Broking group Brightside reports sharp profit drop for 2016 after ‘tough year’

Broking group Brightside reported a 44% drop in underlying profit in 2016 but is showing signs of recovery in the first half of 2017.

Brightside reported earnings before interest, tax, depreciation and amortisation (EBITDA) of £3.9m in 2016, down from the £7m it reported in 2015.

Among the causes was a 17% drop in revenue to £49.4m (2015: £59.4m) as Markerstudy’s withdrawal of personal motor capacity from the broker in May 2016 took its toll.

The company also continued to invest in improving its systems and processes, including switching to automated fraud validation from manual validation. Under the manual validation, 35% of Brightside’s private car policies were affected by fraud, meaning insurers were penalising the company. But with the new system, which uses data enrichment at point of quote, fraud levels have fallen to 1.7%.

Brightside chief executive Mark Cliff told Insurance Times: “We always said 2016 would be a tough year because there were so many areas that we needed to fix or transform. 2016’s results reflect that. EBITDA was down, turnover was down. We were still shrinking customer numbers.”

Signs of improvement

But he added that 2016 was “the bottom of the trough” and that the work done during that year was now starting to pay off.

Alongside its full-year 2016 results, Brightside reported that its first-half 2017 EBITDA was up 57% to £2.6m (H1 2016: £1.7m) and that the group’s policy count had grown in the first half of 2017 for the first time in four years.
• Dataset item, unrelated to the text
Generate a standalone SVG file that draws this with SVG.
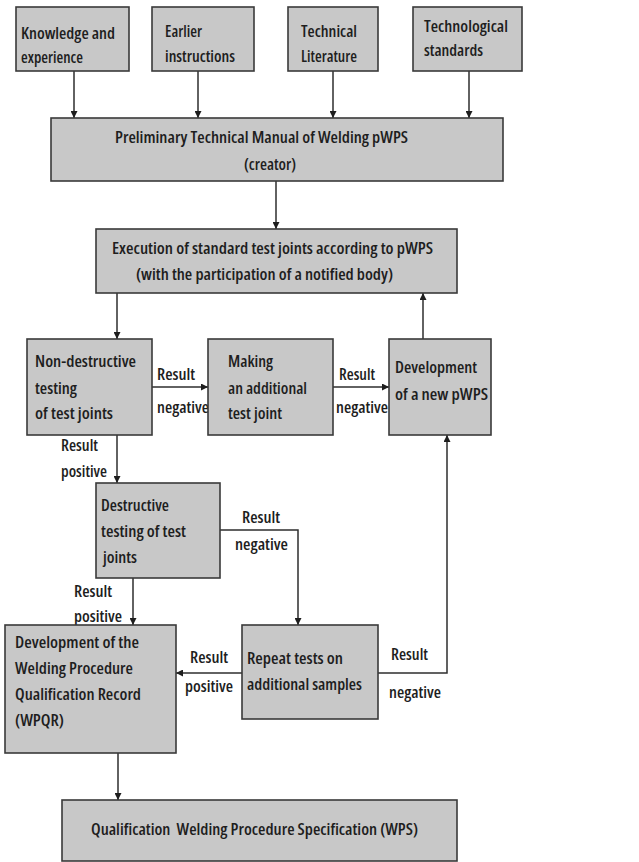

Customer retention in the company’s private motor business has now increased to between 65% and 70% from 20% at the beginning of 2016.

Brightside has also rebuilt its capacity since losing Markerstudy. Cliff said that since Markerstudy exited, the broker has added 19 new insurers to its van and personal motor business, and added a further six insurers on the commercial side.

The company has also secured capacity for its planned MGA, launching next year, and has extended its lead transfer contract with insurer RSA’s direct personal lines brand More Than.

The contract, which sees Brightside take on business that does not fit More Than’s underwriting appetite, is expected to run through until 2020 if a one-year pilot is successful.

Cliff said: “We do that for a number of the direct insurers. That area is growing.”